Task to carry out ::
Answer with one number: how many lines have "matplotlib".

--- start of Dataset excerpt ---

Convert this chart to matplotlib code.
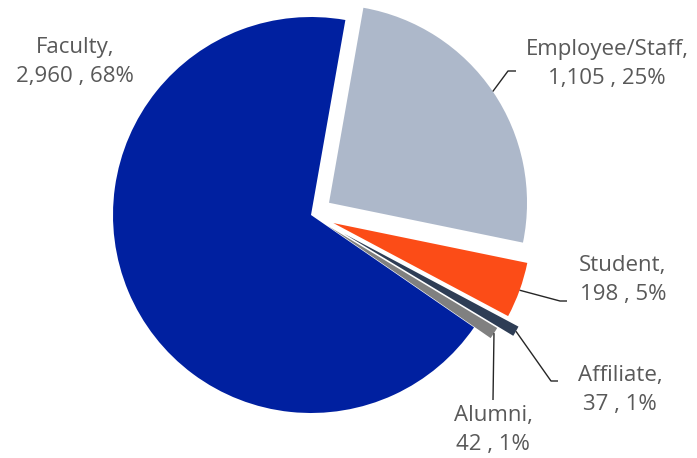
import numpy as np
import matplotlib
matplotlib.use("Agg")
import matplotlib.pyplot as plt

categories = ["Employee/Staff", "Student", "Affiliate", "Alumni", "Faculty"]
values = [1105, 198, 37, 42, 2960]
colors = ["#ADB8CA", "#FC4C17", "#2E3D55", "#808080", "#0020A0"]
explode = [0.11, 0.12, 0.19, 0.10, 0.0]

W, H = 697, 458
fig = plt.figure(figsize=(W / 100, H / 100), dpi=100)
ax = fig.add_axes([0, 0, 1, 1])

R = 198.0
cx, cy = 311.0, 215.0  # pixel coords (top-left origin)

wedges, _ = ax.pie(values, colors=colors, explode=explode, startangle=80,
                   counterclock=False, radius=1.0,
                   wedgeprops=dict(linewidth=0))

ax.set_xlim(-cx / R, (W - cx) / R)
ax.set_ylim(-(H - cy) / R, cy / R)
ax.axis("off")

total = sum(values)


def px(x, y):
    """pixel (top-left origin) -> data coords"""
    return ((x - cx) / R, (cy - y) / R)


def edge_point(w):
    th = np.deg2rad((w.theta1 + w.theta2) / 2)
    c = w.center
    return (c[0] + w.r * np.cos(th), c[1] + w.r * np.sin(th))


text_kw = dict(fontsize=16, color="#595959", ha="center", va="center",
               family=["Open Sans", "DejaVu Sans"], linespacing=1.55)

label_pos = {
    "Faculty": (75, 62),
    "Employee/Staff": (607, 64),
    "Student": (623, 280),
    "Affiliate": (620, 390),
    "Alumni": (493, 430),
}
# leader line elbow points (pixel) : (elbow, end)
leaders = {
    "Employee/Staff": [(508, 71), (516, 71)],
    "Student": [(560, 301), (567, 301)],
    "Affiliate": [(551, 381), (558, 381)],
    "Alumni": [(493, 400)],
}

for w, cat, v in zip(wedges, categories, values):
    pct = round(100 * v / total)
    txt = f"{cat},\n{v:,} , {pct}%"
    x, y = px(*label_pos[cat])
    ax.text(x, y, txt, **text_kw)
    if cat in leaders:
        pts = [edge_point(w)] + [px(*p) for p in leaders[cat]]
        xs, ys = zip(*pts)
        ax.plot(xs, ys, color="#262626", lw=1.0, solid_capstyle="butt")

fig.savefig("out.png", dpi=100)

--- end of Dataset excerpt ---

Full response ::
4